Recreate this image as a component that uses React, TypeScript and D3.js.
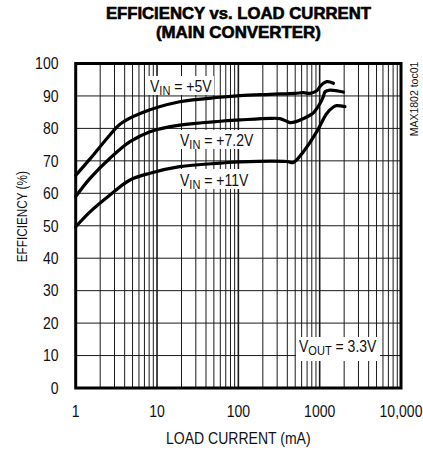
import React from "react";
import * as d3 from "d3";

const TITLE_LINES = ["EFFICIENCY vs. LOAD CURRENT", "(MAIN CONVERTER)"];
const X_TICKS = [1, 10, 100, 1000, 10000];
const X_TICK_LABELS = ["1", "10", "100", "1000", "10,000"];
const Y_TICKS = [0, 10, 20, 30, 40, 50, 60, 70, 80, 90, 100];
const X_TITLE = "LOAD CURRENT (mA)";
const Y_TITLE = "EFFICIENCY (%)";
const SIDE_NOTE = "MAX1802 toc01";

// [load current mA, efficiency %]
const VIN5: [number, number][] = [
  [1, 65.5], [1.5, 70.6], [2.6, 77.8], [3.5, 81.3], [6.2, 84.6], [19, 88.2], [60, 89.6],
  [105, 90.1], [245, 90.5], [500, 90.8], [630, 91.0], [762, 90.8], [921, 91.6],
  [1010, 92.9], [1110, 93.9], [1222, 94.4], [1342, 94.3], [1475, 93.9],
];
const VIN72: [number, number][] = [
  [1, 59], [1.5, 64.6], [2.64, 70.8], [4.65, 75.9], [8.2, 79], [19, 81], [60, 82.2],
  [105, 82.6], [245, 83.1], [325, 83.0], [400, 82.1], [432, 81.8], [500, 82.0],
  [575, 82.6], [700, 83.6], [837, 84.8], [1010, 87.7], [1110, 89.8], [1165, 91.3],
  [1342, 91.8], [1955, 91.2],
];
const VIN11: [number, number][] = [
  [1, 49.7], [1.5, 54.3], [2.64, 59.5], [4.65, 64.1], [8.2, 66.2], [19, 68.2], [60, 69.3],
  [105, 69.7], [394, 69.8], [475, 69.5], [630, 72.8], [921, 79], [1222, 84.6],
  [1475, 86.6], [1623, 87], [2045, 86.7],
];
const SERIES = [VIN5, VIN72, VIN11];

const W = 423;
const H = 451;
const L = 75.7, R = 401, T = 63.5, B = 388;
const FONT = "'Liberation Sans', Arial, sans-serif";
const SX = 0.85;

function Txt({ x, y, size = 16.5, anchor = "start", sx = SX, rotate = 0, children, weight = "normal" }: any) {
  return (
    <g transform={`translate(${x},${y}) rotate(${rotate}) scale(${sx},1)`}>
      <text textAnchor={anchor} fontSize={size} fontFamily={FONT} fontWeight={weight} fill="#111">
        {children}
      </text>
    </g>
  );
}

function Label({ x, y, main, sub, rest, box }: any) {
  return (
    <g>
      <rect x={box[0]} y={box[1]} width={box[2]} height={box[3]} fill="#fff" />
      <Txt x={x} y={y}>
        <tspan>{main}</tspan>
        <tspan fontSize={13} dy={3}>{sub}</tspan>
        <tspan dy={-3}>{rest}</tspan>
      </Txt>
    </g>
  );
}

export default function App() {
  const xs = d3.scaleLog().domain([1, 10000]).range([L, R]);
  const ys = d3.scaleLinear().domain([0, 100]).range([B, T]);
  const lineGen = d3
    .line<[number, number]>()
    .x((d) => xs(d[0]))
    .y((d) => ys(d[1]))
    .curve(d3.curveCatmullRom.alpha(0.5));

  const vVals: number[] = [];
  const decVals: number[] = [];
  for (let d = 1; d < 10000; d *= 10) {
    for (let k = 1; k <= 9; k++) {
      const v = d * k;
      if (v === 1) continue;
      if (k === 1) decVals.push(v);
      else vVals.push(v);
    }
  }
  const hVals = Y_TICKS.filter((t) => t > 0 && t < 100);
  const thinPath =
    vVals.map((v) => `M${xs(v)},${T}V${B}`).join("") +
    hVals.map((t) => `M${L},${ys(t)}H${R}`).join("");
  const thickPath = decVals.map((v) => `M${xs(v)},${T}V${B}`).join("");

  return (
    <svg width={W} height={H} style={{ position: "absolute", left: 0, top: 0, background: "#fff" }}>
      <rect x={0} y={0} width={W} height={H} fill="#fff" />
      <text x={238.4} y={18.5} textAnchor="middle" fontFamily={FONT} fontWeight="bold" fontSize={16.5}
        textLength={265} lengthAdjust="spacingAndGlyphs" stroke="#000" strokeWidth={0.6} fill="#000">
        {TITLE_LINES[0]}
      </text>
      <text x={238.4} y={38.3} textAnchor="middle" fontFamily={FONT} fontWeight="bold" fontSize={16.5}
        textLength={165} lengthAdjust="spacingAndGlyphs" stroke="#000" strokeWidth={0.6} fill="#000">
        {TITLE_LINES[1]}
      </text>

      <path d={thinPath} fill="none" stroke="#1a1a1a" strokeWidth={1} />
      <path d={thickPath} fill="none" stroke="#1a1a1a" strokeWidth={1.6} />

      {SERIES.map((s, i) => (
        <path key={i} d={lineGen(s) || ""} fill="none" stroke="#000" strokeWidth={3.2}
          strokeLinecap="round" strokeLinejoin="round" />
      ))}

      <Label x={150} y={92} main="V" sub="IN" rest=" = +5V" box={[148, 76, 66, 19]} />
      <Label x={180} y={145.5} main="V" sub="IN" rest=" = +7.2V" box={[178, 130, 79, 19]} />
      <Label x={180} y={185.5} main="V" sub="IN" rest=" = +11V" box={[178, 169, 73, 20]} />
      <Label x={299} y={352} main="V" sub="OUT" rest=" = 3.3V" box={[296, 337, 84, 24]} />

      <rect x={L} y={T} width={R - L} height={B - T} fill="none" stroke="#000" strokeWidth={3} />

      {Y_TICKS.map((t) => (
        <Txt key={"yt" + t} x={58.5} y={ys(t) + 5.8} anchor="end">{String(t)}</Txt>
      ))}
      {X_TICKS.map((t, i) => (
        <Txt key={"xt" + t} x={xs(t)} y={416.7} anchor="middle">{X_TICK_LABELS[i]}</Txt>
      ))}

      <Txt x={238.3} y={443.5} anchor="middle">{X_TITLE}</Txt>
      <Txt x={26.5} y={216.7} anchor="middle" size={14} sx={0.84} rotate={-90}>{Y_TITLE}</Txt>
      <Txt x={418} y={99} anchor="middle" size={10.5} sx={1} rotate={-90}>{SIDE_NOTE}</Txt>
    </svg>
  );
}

# # # # #

* WHAT IS NEEDED *
Transcribe all of the material exactly, leaving out whatever pictures it contains.

* RESULT FOR THIS TASK *
Recreate this image as a component that uses React, TypeScript and D3.js.
import React from "react";
import * as d3 from "d3";

const TITLE_LINES = ["EFFICIENCY vs. LOAD CURRENT", "(MAIN CONVERTER)"];
const X_TICKS = [1, 10, 100, 1000, 10000];
const X_TICK_LABELS = ["1", "10", "100", "1000", "10,000"];
const Y_TICKS = [0, 10, 20, 30, 40, 50, 60, 70, 80, 90, 100];
const X_TITLE = "LOAD CURRENT (mA)";
const Y_TITLE = "EFFICIENCY (%)";
const SIDE_NOTE = "MAX1802 toc01";

// [load current mA, efficiency %]
const VIN5: [number, number][] = [
  [1, 65.5], [1.5, 70.6], [2.6, 77.8], [3.5, 81.3], [6.2, 84.6], [19, 88.2], [60, 89.6],
  [105, 90.1], [245, 90.5], [500, 90.8], [630, 91.0], [762, 90.8], [921, 91.6],
  [1010, 92.9], [1110, 93.9], [1222, 94.4], [1342, 94.3], [1475, 93.9],
];
const VIN72: [number, number][] = [
  [1, 59], [1.5, 64.6], [2.64, 70.8], [4.65, 75.9], [8.2, 79], [19, 81], [60, 82.2],
  [105, 82.6], [245, 83.1], [325, 83.0], [400, 82.1], [432, 81.8], [500, 82.0],
  [575, 82.6], [700, 83.6], [837, 84.8], [1010, 87.7], [1110, 89.8], [1165, 91.3],
  [1342, 91.8], [1955, 91.2],
];
const VIN11: [number, number][] = [
  [1, 49.7], [1.5, 54.3], [2.64, 59.5], [4.65, 64.1], [8.2, 66.2], [19, 68.2], [60, 69.3],
  [105, 69.7], [394, 69.8], [475, 69.5], [630, 72.8], [921, 79], [1222, 84.6],
  [1475, 86.6], [1623, 87], [2045, 86.7],
];
const SERIES = [VIN5, VIN72, VIN11];

const W = 423;
const H = 451;
const L = 75.7, R = 401, T = 63.5, B = 388;
const FONT = "'Liberation Sans', Arial, sans-serif";
const SX = 0.85;

function Txt({ x, y, size = 16.5, anchor = "start", sx = SX, rotate = 0, children, weight = "normal" }: any) {
  return (
    <g transform={`translate(${x},${y}) rotate(${rotate}) scale(${sx},1)`}>
      <text textAnchor={anchor} fontSize={size} fontFamily={FONT} fontWeight={weight} fill="#111">
        {children}
      </text>
    </g>
  );
}

function Label({ x, y, main, sub, rest, box }: any) {
  return (
    <g>
      <rect x={box[0]} y={box[1]} width={box[2]} height={box[3]} fill="#fff" />
      <Txt x={x} y={y}>
        <tspan>{main}</tspan>
        <tspan fontSize={13} dy={3}>{sub}</tspan>
        <tspan dy={-3}>{rest}</tspan>
      </Txt>
    </g>
  );
}

export default function App() {
  const xs = d3.scaleLog().domain([1, 10000]).range([L, R]);
  const ys = d3.scaleLinear().domain([0, 100]).range([B, T]);
  const lineGen = d3
    .line<[number, number]>()
    .x((d) => xs(d[0]))
    .y((d) => ys(d[1]))
    .curve(d3.curveCatmullRom.alpha(0.5));

  const vVals: number[] = [];
  const decVals: number[] = [];
  for (let d = 1; d < 10000; d *= 10) {
    for (let k = 1; k <= 9; k++) {
      const v = d * k;
      if (v === 1) continue;
      if (k === 1) decVals.push(v);
      else vVals.push(v);
    }
  }
  const hVals = Y_TICKS.filter((t) => t > 0 && t < 100);
  const thinPath =
    vVals.map((v) => `M${xs(v)},${T}V${B}`).join("") +
    hVals.map((t) => `M${L},${ys(t)}H${R}`).join("");
  const thickPath = decVals.map((v) => `M${xs(v)},${T}V${B}`).join("");

  return (
    <svg width={W} height={H} style={{ position: "absolute", left: 0, top: 0, background: "#fff" }}>
      <rect x={0} y={0} width={W} height={H} fill="#fff" />
      <text x={238.4} y={18.5} textAnchor="middle" fontFamily={FONT} fontWeight="bold" fontSize={16.5}
        textLength={265} lengthAdjust="spacingAndGlyphs" stroke="#000" strokeWidth={0.6} fill="#000">
        {TITLE_LINES[0]}
      </text>
      <text x={238.4} y={38.3} textAnchor="middle" fontFamily={FONT} fontWeight="bold" fontSize={16.5}
        textLength={165} lengthAdjust="spacingAndGlyphs" stroke="#000" strokeWidth={0.6} fill="#000">
        {TITLE_LINES[1]}
      </text>

      <path d={thinPath} fill="none" stroke="#1a1a1a" strokeWidth={1} />
      <path d={thickPath} fill="none" stroke="#1a1a1a" strokeWidth={1.6} />

      {SERIES.map((s, i) => (
        <path key={i} d={lineGen(s) || ""} fill="none" stroke="#000" strokeWidth={3.2}
          strokeLinecap="round" strokeLinejoin="round" />
      ))}

      <Label x={150} y={92} main="V" sub="IN" rest=" = +5V" box={[148, 76, 66, 19]} />
      <Label x={180} y={145.5} main="V" sub="IN" rest=" = +7.2V" box={[178, 130, 79, 19]} />
      <Label x={180} y={185.5} main="V" sub="IN" rest=" = +11V" box={[178, 169, 73, 20]} />
      <Label x={299} y={352} main="V" sub="OUT" rest=" = 3.3V" box={[296, 337, 84, 24]} />

      <rect x={L} y={T} width={R - L} height={B - T} fill="none" stroke="#000" strokeWidth={3} />

      {Y_TICKS.map((t) => (
        <Txt key={"yt" + t} x={58.5} y={ys(t) + 5.8} anchor="end">{String(t)}</Txt>
      ))}
      {X_TICKS.map((t, i) => (
        <Txt key={"xt" + t} x={xs(t)} y={416.7} anchor="middle">{X_TICK_LABELS[i]}</Txt>
      ))}

      <Txt x={238.3} y={443.5} anchor="middle">{X_TITLE}</Txt>
      <Txt x={26.5} y={216.7} anchor="middle" size={14} sx={0.84} rotate={-90}>{Y_TITLE}</Txt>
      <Txt x={418} y={99} anchor="middle" size={10.5} sx={1} rotate={-90}>{SIDE_NOTE}</Txt>
    </svg>
  );
}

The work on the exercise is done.